The lines from the top of the material through the line with "string; values: number[];" are to be set down exactly. Leave the pictures out.

- MATERIAL:
========
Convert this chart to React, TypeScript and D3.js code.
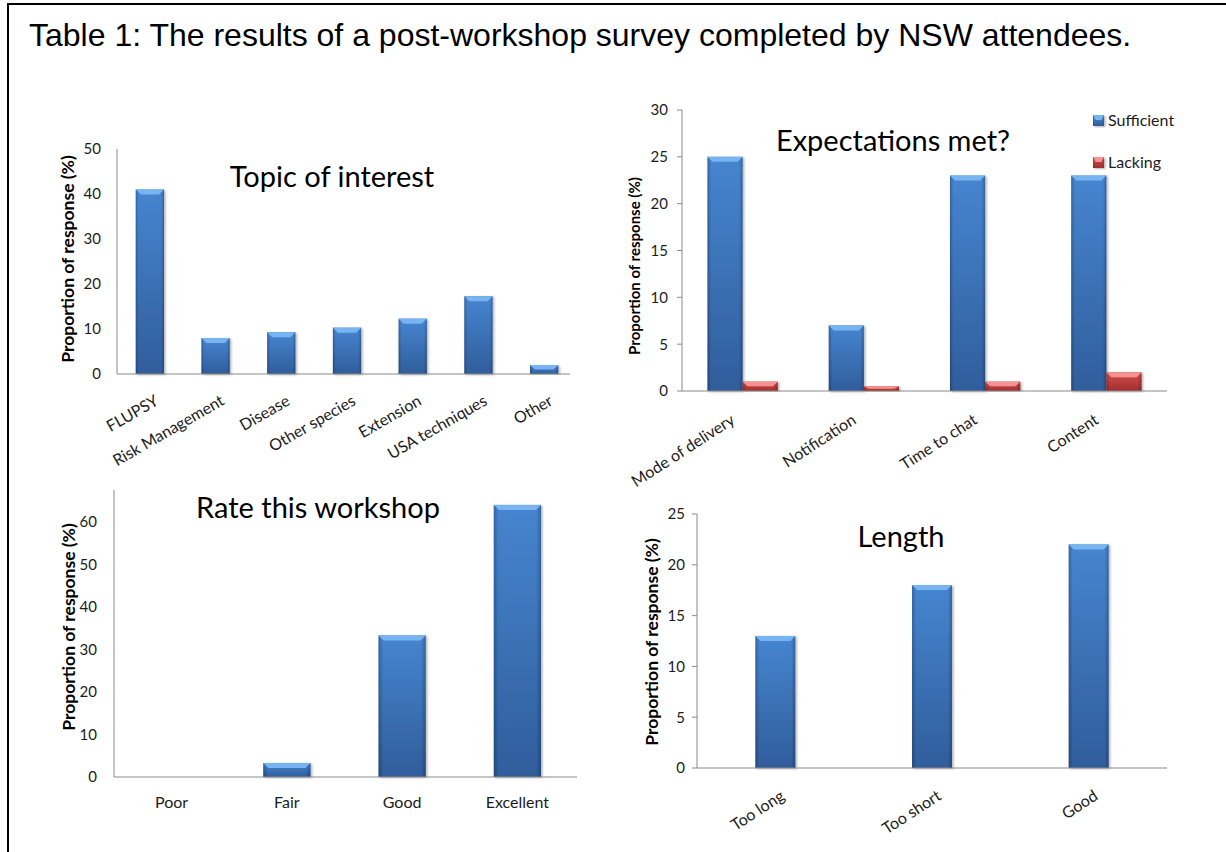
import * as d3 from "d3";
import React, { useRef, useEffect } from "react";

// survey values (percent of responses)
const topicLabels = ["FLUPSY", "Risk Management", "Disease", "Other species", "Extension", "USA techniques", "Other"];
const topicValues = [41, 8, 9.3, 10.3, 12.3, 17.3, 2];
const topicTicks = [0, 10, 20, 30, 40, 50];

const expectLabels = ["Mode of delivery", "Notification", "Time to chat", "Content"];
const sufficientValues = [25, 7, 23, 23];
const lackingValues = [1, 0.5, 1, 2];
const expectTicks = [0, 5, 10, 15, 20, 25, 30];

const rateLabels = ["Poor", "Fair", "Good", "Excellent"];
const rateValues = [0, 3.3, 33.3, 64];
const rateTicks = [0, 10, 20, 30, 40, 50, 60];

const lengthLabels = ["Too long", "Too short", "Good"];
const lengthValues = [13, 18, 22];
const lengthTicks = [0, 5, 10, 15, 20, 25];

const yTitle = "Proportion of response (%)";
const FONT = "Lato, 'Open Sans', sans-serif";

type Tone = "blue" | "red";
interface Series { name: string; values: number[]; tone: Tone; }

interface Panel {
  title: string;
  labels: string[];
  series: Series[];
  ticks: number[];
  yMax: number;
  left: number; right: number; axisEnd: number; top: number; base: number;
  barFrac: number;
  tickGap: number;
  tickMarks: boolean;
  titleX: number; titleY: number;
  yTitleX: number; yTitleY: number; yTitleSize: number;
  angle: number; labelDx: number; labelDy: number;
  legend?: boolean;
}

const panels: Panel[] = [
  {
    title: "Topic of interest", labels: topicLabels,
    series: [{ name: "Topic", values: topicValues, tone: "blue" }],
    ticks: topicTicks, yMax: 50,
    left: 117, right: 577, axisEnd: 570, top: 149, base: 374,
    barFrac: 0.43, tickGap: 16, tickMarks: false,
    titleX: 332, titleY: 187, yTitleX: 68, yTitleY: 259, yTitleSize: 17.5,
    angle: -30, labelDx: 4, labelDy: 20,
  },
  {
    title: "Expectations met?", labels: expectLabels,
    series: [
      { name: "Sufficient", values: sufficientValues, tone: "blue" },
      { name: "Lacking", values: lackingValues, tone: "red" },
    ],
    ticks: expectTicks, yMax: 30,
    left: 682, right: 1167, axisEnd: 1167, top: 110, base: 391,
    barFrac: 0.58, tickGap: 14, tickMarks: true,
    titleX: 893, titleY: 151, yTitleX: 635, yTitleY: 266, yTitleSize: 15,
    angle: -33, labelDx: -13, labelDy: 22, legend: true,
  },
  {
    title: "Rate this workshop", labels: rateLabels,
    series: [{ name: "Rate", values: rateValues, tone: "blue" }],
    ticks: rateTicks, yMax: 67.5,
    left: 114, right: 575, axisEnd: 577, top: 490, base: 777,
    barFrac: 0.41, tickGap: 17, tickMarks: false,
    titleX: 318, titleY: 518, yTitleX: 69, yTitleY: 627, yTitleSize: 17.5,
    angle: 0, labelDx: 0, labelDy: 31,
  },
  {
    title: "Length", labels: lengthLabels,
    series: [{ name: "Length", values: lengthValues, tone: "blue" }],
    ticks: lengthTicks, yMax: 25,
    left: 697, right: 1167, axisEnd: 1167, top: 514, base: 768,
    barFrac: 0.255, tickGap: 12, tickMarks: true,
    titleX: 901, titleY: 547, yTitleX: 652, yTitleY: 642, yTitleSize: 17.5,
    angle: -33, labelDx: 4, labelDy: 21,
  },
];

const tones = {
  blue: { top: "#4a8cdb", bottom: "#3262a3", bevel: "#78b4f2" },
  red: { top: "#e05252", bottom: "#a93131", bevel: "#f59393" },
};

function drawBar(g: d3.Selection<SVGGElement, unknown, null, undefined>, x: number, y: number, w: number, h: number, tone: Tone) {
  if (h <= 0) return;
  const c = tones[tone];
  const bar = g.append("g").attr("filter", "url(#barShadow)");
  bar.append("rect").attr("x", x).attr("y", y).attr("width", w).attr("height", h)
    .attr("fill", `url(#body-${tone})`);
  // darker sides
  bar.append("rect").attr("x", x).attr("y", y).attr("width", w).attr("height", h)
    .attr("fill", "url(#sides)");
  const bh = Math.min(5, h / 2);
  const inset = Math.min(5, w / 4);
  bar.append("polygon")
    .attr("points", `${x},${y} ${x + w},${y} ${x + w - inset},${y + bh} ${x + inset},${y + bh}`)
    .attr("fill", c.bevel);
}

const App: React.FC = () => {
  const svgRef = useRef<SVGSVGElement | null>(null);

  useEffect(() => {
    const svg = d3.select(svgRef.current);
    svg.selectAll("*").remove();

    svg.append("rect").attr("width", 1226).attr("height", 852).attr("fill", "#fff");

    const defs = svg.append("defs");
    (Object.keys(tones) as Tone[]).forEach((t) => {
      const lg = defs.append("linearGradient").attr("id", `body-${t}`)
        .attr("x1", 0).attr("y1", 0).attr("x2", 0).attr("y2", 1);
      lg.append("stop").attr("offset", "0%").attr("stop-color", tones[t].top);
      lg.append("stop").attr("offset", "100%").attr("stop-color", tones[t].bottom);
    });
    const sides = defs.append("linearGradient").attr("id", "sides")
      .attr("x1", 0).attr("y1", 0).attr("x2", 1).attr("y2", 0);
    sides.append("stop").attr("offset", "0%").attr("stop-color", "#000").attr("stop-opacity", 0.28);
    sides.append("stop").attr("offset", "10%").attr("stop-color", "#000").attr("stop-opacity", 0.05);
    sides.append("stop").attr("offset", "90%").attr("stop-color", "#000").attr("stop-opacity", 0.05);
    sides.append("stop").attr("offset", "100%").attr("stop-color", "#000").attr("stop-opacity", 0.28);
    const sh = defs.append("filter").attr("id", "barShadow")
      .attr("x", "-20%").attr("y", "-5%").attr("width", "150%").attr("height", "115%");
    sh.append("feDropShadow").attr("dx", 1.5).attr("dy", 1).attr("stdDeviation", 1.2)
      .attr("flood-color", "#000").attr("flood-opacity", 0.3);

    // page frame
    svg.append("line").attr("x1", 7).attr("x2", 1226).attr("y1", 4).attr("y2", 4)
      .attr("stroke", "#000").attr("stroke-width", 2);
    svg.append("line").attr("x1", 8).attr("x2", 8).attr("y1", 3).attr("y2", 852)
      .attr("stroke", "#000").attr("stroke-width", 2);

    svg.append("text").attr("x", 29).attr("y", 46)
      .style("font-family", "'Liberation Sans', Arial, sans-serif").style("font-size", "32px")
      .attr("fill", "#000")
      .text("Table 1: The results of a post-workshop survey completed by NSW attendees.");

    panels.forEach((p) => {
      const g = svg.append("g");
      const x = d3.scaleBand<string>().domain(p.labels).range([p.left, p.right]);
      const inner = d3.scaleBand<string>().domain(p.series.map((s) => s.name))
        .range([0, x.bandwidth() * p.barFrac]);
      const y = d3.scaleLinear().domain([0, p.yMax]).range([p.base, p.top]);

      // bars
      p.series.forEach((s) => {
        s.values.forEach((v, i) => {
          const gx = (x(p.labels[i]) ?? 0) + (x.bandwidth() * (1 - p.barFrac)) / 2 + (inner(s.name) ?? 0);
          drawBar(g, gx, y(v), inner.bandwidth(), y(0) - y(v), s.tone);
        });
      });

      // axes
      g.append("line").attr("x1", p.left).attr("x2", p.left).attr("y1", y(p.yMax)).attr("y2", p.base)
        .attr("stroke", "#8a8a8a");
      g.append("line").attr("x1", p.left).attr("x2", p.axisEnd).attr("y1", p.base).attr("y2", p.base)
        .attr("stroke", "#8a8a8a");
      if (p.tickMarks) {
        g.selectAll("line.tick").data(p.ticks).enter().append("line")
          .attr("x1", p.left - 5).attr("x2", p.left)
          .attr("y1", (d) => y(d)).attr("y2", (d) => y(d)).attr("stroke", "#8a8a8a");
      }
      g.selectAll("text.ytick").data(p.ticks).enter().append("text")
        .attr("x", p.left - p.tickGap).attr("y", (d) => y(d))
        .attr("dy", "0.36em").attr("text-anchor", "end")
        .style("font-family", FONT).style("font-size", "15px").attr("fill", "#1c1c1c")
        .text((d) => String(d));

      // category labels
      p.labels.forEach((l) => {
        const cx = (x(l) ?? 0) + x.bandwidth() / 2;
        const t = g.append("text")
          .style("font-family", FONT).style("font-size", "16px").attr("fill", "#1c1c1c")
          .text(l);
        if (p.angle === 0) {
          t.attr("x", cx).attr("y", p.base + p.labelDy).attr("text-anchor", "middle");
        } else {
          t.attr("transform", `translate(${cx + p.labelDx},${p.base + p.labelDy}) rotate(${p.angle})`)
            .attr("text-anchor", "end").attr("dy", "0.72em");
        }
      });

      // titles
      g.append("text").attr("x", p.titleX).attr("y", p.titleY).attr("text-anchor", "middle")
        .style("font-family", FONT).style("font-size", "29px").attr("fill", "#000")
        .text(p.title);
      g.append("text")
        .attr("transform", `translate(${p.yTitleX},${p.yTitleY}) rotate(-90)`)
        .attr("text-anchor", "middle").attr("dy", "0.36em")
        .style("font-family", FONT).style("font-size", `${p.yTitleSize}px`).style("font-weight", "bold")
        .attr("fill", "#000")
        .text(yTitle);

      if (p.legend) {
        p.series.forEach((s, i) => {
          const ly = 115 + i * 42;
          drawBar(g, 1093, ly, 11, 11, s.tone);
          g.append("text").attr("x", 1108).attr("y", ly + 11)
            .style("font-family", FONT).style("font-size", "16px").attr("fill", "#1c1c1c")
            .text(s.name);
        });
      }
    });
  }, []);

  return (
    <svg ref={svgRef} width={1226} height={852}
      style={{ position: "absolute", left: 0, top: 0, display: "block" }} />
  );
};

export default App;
========
- FINISHED ANSWER:
Convert this chart to React, TypeScript and D3.js code.
import * as d3 from "d3";
import React, { useRef, useEffect } from "react";

// survey values (percent of responses)
const topicLabels = ["FLUPSY", "Risk Management", "Disease", "Other species", "Extension", "USA techniques", "Other"];
const topicValues = [41, 8, 9.3, 10.3, 12.3, 17.3, 2];
const topicTicks = [0, 10, 20, 30, 40, 50];

const expectLabels = ["Mode of delivery", "Notification", "Time to chat", "Content"];
const sufficientValues = [25, 7, 23, 23];
const lackingValues = [1, 0.5, 1, 2];
const expectTicks = [0, 5, 10, 15, 20, 25, 30];

const rateLabels = ["Poor", "Fair", "Good", "Excellent"];
const rateValues = [0, 3.3, 33.3, 64];
const rateTicks = [0, 10, 20, 30, 40, 50, 60];

const lengthLabels = ["Too long", "Too short", "Good"];
const lengthValues = [13, 18, 22];
const lengthTicks = [0, 5, 10, 15, 20, 25];

const yTitle = "Proportion of response (%)";
const FONT = "Lato, 'Open Sans', sans-serif";

type Tone = "blue" | "red";
interface Series { name: string; values: number[]; tone: Tone; }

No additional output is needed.